COMMUNICATING CONSENT (adapted from Love is Respect Org):

Verbal communication prior to engaging in sex helps to clarify consent. However potentially awkward it may seem, talking about your own and your partner's sexual desires, needs, and limitations provide a basis for a positive experience. Some worry talking about consent will be awkward or that it will ruin the mood, but in reality, the mood is much more positive when both partners can freely communicate what they want. Here are some tips on verbally communicating consent:

    • talk about what terms like “hooking up” or “going all the way” mean to each partner.
    • Say things like: “Are you comfortable?” “Is this okay?” “Do you want to go further?”
      • Ask if it’s okay to take the next step and don’t just assume that they are comfortable with it.

Get Consent every time

It’s not ok to assume that once someone consents to an activity, it means they are consenting to it anytime in the future as well. Whether it’s the first time or the hundredth time, nobody is ever obligated to give consent just because they have done so in the past. A person can decide to stop an activity at any time, even if they agreed to it earlier.

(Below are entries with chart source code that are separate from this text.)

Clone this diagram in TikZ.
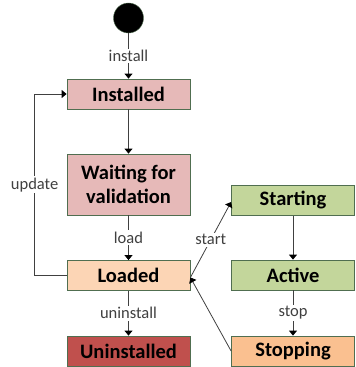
\documentclass[tikz,border=0pt]{standalone}
\usepackage{fontspec}
\setmainfont{Carlito}
\usepackage{xcolor}
\usetikzlibrary{positioning,calc,arrows.meta}

\definecolor{rimcol}{RGB}{80,110,80}
\definecolor{pinkfill}{RGB}{230,185,184}
\definecolor{peachfill}{RGB}{252,213,181}
\definecolor{redfill}{RGB}{192,80,77}
\definecolor{greenfill}{RGB}{195,214,155}
\definecolor{orangefill}{RGB}{250,192,144}
\definecolor{wirecol}{RGB}{64,64,64}

\begin{document}
\begin{tikzpicture}[x=1pt,y=-1pt,
    statebox/.style={draw=rimcol,line width=0.8pt,minimum width=123pt,minimum height=30pt,
        inner sep=0pt,align=center,font=\fontsize{20.5}{24}\selectfont\bfseries},
    wire/.style={draw=wirecol,line width=0.8pt,-{Triangle[width=8pt,length=5pt,color=black]}},
    lbl/.style={fill=white,inner sep=1.5pt,text=wirecol,font=\fontsize{16.5}{18}\selectfont}]
    \useasboundingbox (0,0) rectangle (356,367);

    \node[circle,fill=black,draw=rimcol,minimum size=30pt,inner sep=0pt] (init) at (128.5,18) {};

    \node[statebox,fill=pinkfill] (installed) at (128.5,94) {Installed};
    \node[statebox,fill=pinkfill,minimum height=61pt] (waiting) at (128.5,184.5) {Waiting for\\validation};
    \node[statebox,fill=peachfill] (loaded) at (128.5,275.5) {Loaded};
    \node[statebox,fill=redfill] (uninstalled) at (128.5,351) {Uninstalled};

    \node[statebox,fill=greenfill] (starting) at (293,200.5) {Starting};
    \node[statebox,fill=greenfill] (active) at (293,275) {Active};
    \node[statebox,fill=orangefill] (stopping) at (293,351) {Stopping};

    \draw[wire] (init) -- node[lbl] {install} (installed);
    \draw[wire] (installed) -- (waiting);
    \draw[wire] (waiting) -- node[lbl] {load} (loaded);
    \draw[wire] (loaded) -- node[lbl] {uninstall} (uninstalled);
    \draw[wire] (loaded.west) -- ++(-32,0) |- node[lbl,pos=0.25] {update} (installed.west); % back loop

    \draw[wire] ($(loaded.east)+(0,2)$) -- node[lbl] {start} ($(starting.west)+(0,1.5)$);
    \draw[wire] (starting) -- (active);
    \draw[wire] (active) -- node[lbl] {stop} (stopping);
    \draw[wire] (stopping.west) -- ($(loaded.east)+(0,2)$);
\end{tikzpicture}
\end{document}
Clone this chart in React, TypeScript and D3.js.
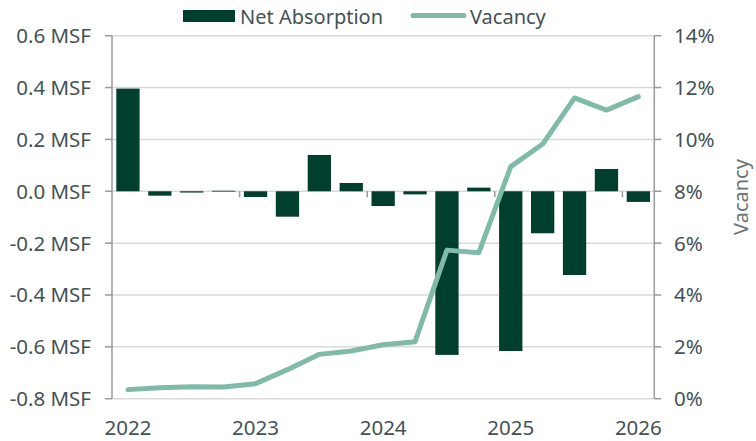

CONSENT AND ALCOHOL/SUBSTANCE USE

Consider that the use of alcohol or drugs may seriously interfere with the participants' judgment about whether consent has been sought and given.

CONSENT AND SEXUAL ASSAULT

The term sexual assault refers to sexual contact or behavior that occurs without explicit consent of the victim. Each state and University/College has its own legal definition and criminal code/student conduct code, and thus definitions of acts that constitute sexual assault vary by state/institution.

SYRACUSE UNIVERSITY DEFINES SEXUAL ASSAULT AS:

Sexual assault is any actual or attempted sexual activity without consent including, but not limited to: sexual intercourse or sexual touching committed with coercion, threat, or intimidation, with or without physical force; exhibitionism or sexual language of a threatening nature by a person(s) known or unknown to the victim. Forcible touching, a form of sexual assault, which is defined as intentionally and for no legitimate purpose forcibly touching the sexual or other intimate parts of another person for the purpose of degrading or abusing such person or for gratifying sexual desires. Intoxication of the accused cannot be used as a defense to an alleged incident involving sexual assault. Syracuse University Sexual and Relationship Violence Resource Guide for Students.

SYRACUSE UNIVERSITY DEFINES RAPE AS:

Rape, which is defined as sexual intercourse without consent, committed with or without physical force, coercion, threat, or intimidation, actual or implied, by a person(s) known or unknown to the victim. Sexual intercourse can involve anal, oral, or vaginal penetration, no matter how slight. Syracuse University Sexual and Relationship Violence Resource Guide for Students.